Over the last five and a half years I have tracked every walk that I have been on, and I have tracked about five and a half million steps per year. That’s a lot of steps and a lot of going around in clrcles. Going around in clrcles makes tracking walks with smart watches/gps watches less interesting. That’s probably why I have been distracted by Casio watches.

I haven’t been distracted by the 300-600 CHF watches. I’ve been distracted by the 30-50CHF ones. The simple watches that people of my age wore as children. These are simple, easy to use watches that have batteries that are meant to last for 10 years between battery changes. Compare that to one day for the Apple Watch and 30 days for Suunto and Garmin watches.

There is something cosier about a watch that doesn’t speak with the world, a watch that tells the time, has an alarm or five, one or two time zones, and that familiar beep beep, that is turned off, but could exist, should we want it back.

With this watch you get 10 years of battery life, an alarm clock and you know the time of day. It fits under your shirt sleeve with ease, and you can forget you’re wearing it until you need to know what time with it. For six CHF more you can get this one, with world time, and a timer. Timers are most useful when you’re cooking, to know when to do the next step.
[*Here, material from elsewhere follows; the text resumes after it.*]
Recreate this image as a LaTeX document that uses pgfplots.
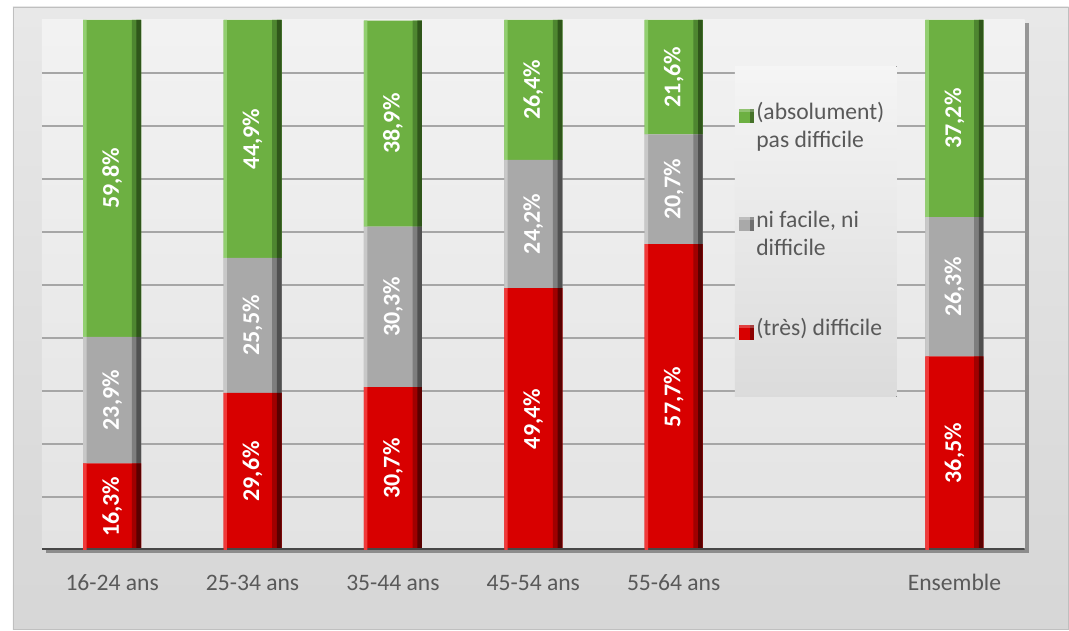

The pandemic affects us in strange ways. I didn’t expect to rekindle my interest in simple casio watches but for some reason the pandemic has. For three years, over this pandemic I have walked in circles, and my interest in that data has waned, so simple watches have re-awoken simpler desires for simpler watches.

Don’t be mistaken though. These are simple, limited watches and I want them to do more, but conversely I like the idea of wearing a watch for as long as I want, without having to recharge it. It doesn’t nag me, unless I tell it to wake me up, or to tell me that 20 minutes have elapsed.